# Dataset content
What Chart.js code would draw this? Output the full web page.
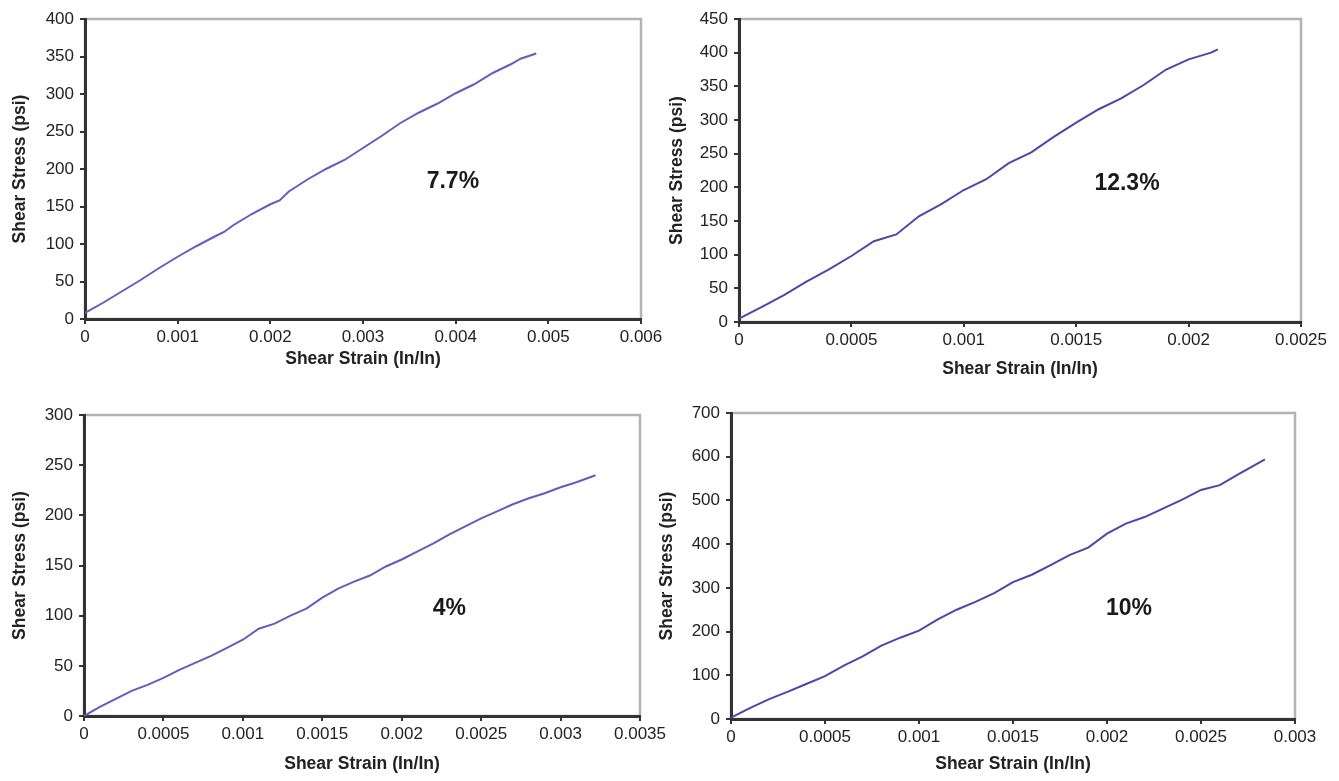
<!DOCTYPE html>
<html lang="en">
<head>
<meta charset="UTF-8">
<title>Shear Stress vs Shear Strain</title>
<script src="https://cdn.jsdelivr.net/npm/chart.js@4.4.0/dist/chart.umd.min.js"></script>
<style>
    body {
        margin: 0;
        background: #fff;
        width: 1339px;
        height: 781px;
        position: relative;
        overflow: hidden;
    }
    canvas {
        position: absolute;
    }
</style>
</head>
<body>
<canvas id="c1" width="670" height="385" style="left:0px;top:0px"></canvas>
<canvas id="c2" width="679" height="390" style="left:660px;top:0px"></canvas>
<canvas id="c3" width="670" height="391" style="left:0px;top:390px"></canvas>
<canvas id="c4" width="684" height="391" style="left:655px;top:390px"></canvas>

<script>
    // panel 1 - 7.7%
    var strain1 = [0, 0.0002, 0.0004, 0.0006, 0.0008, 0.001, 0.0012, 0.0014, 0.0015, 0.0016, 0.0018, 0.002, 0.0021, 0.0022, 0.0024,
        0.0026, 0.0028, 0.003, 0.0032, 0.0034, 0.0036, 0.0038, 0.004, 0.0042, 0.0044, 0.0046, 0.0047, 0.00487];
    var stress1 = [8, 22, 37, 52, 68, 83, 97, 110, 116, 125, 140, 153, 158, 170, 186,
        200, 212, 228, 244, 261, 275, 287, 301, 313, 328, 340, 347, 354];

    // panel 2 - 12.3%
    var strain2 = [0, 0.0001, 0.0002, 0.0003, 0.0004, 0.0005, 0.0006, 0.0007, 0.0008, 0.0009, 0.001, 0.0011, 0.0012,
        0.0013, 0.0014, 0.0015, 0.0016, 0.0017, 0.0018, 0.0019, 0.002, 0.0021, 0.00213];
    var stress2 = [5, 22, 40, 60, 78, 98, 120, 130, 157, 175, 196, 212, 236,
        252, 275, 296, 316, 332, 352, 375, 390, 400, 405];

    // panel 3 - 4%
    var strain3 = [0, 0.0001, 0.0002, 0.0003, 0.0004, 0.0005, 0.0006, 0.0007, 0.0008, 0.0009, 0.001, 0.0011, 0.0012,
        0.0013, 0.0014, 0.0015, 0.0016, 0.0017, 0.0018, 0.0019, 0.002, 0.0021, 0.0022, 0.0023, 0.0024, 0.0025,
        0.0026, 0.0027, 0.0028, 0.0029, 0.003, 0.0031, 0.00322];
    var stress3 = [0, 9, 17, 25, 31, 38, 46, 53, 60, 68, 76, 87, 92,
        100, 107, 118, 127, 134, 140, 149, 156, 164, 172, 181, 189, 197,
        204, 211, 217, 222, 228, 233, 240];

    // panel 4 - 10%
    var strain4 = [0, 0.0001, 0.0002, 0.0003, 0.0004, 0.0005, 0.0006, 0.0007, 0.0008, 0.0009, 0.001, 0.0011, 0.0012,
        0.0013, 0.0014, 0.0015, 0.0016, 0.0017, 0.0018, 0.0019, 0.002, 0.0021, 0.0022, 0.0023, 0.0024, 0.0025,
        0.0026, 0.0027, 0.0028, 0.00284];
    var stress4 = [3, 25, 45, 62, 80, 98, 122, 143, 168, 186, 202, 228, 250,
        268, 288, 313, 330, 352, 375, 392, 424, 447, 462, 482, 502, 524,
        535, 560, 584, 594];

    // axis ranges [max, step]
    var xAxis1 = [0.006, 0.001], yAxis1 = [400, 50];
    var xAxis2 = [0.0025, 0.0005], yAxis2 = [450, 50];
    var xAxis3 = [0.0035, 0.0005], yAxis3 = [300, 50];
    var xAxis4 = [0.003, 0.0005], yAxis4 = [700, 100];

    var panelLabels = ['7.7%', '12.3%', '4%', '10%'];
    // where the percentage text sits, in data units [strain, stress]
    var labelPos = [[0.00397, 183], [0.001726, 206], [0.0023, 107], [0.002117, 252]];

    var xTitle = 'Shear Strain (In/In)';
    var yTitle = 'Shear Stress (psi)';

    var tickFont = { family: '"Liberation Sans", Arial, sans-serif', size: 17 };
    var titleFont = { family: '"Liberation Sans", Arial, sans-serif', size: 17.5, weight: 'bold' };
    var axisColor = '#333';

    // gray frame on top/right plus the percentage label
    var framePlugin = {
        id: 'frame',
        beforeDraw: function (chart) {
            var a = chart.chartArea, ctx = chart.ctx;
            ctx.save();
            ctx.strokeStyle = '#b3b3b3';
            ctx.lineWidth = 2.5;
            ctx.strokeRect(a.left, a.top, a.right - a.left, a.bottom - a.top);
            ctx.restore();
        },
        afterDatasetsDraw: function (chart, args, opts) {
            var ctx = chart.ctx;
            var x = chart.scales.x.getPixelForValue(opts.at[0]);
            var y = chart.scales.y.getPixelForValue(opts.at[1]);
            ctx.save();
            ctx.font = 'bold 23px "Liberation Sans", Arial, sans-serif';
            ctx.fillStyle = '#1a1a1a';
            ctx.textAlign = 'center';
            ctx.textBaseline = 'middle';
            ctx.fillText(opts.text, x, y);
            ctx.restore();
        }
    };

    function fmt(v) {
        if (Math.abs(v) < 1e-12) return '0';
        return String(parseFloat(v.toFixed(6)));
    }

    function makeChart(id, strain, stress, xa, ya, idx, color, box) {
        var points = strain.map(function (s, i) { return { x: s, y: stress[i] }; });
        var ctx = document.getElementById(id).getContext('2d');
        return new Chart(ctx, {
            type: 'line',
            data: {
                datasets: [{
                    data: points,
                    borderColor: color,
                    borderWidth: 2,
                    pointRadius: 0,
                    tension: 0,
                    fill: false
                }]
            },
            plugins: [framePlugin],
            options: {
                responsive: false,
                animation: false,
                events: [],
                layout: { padding: box.pad },
                plugins: {
                    legend: { display: false },
                    tooltip: { enabled: false },
                    frame: { text: panelLabels[idx], at: labelPos[idx] }
                },
                scales: {
                    x: {
                        type: 'linear',
                        position: 'bottom',
                        min: 0,
                        max: xa[0],
                        afterFit: function (s) { s.height = box.xHeight; },
                        afterBuildTicks: function (s) {
                            var t = [];
                            for (var i = 0; i * xa[1] <= xa[0] + 1e-9; i++) t.push({ value: i * xa[1] });
                            s.ticks = t;
                        },
                        border: { display: true, color: axisColor, width: 3 },
                        grid: { drawOnChartArea: false, drawTicks: true, tickLength: 5, color: axisColor, lineWidth: 2 },
                        ticks: { font: tickFont, color: '#222', padding: 3, maxRotation: 0, autoSkip: false, callback: fmt },
                        title: { display: true, text: xTitle, font: titleFont, color: '#222', padding: { top: 0, bottom: box.xTitlePad } }
                    },
                    y: {
                        type: 'linear',
                        min: 0,
                        max: ya[0],
                        afterFit: function (s) { s.width = box.yWidth; },
                        border: { display: true, color: axisColor, width: 3 },
                        grid: { drawOnChartArea: false, drawTicks: true, tickLength: 5, color: axisColor, lineWidth: 2 },
                        ticks: { stepSize: ya[1], font: tickFont, color: '#222', padding: 6, autoSkip: false },
                        title: { display: true, text: yTitle, font: titleFont, color: '#222', padding: { top: box.yTitlePad, bottom: 0 } }
                    }
                }
            }
        });
    }

    makeChart('c1', strain1, stress1, xAxis1, yAxis1, 0, '#5f5fbd',
        { pad: { left: 0, top: 19, right: 29, bottom: 0 }, yWidth: 85, xHeight: 66, xTitlePad: 15, yTitlePad: 10 });
    makeChart('c2', strain2, stress2, xAxis2, yAxis2, 1, '#4848aa',
        { pad: { left: 0, top: 19, right: 38, bottom: 0 }, yWidth: 79, xHeight: 68, xTitlePad: 10, yTitlePad: 7 });
    makeChart('c3', strain3, stress3, xAxis3, yAxis3, 2, '#5f5fbd',
        { pad: { left: 0, top: 25, right: 30, bottom: 0 }, yWidth: 84, xHeight: 65, xTitlePad: 6, yTitlePad: 10 });
    makeChart('c4', strain4, stress4, xAxis4, yAxis4, 3, '#4848aa',
        { pad: { left: 0, top: 23, right: 44, bottom: 0 }, yWidth: 76, xHeight: 62, xTitlePad: 6, yTitlePad: 2 });
</script>
</body>
</html>
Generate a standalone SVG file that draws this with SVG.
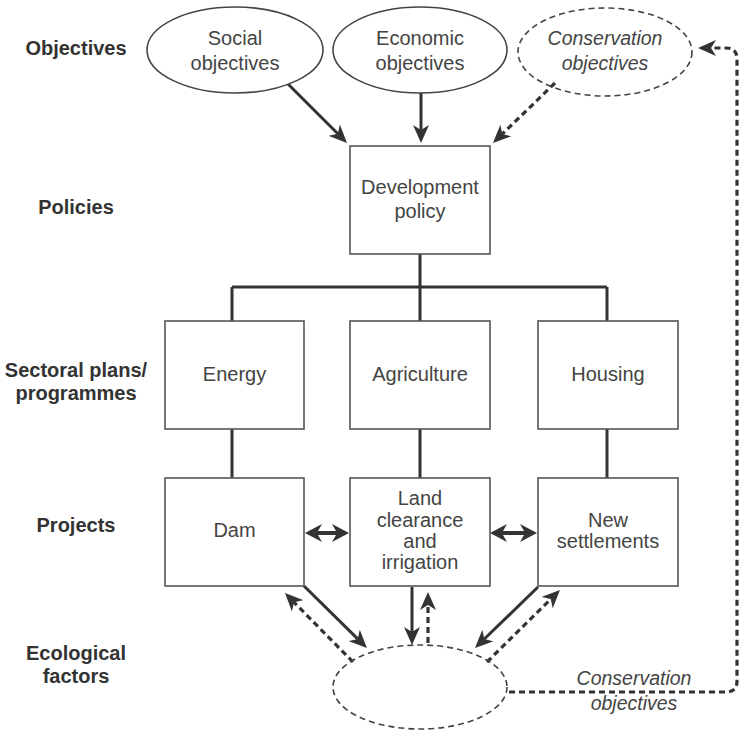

# Exercise description
Copy and report every line where the word "this" is present.

# Final result
What Chart.js code would draw this? Output the full web page.
Generate a standalone SVG file that draws this with SVG.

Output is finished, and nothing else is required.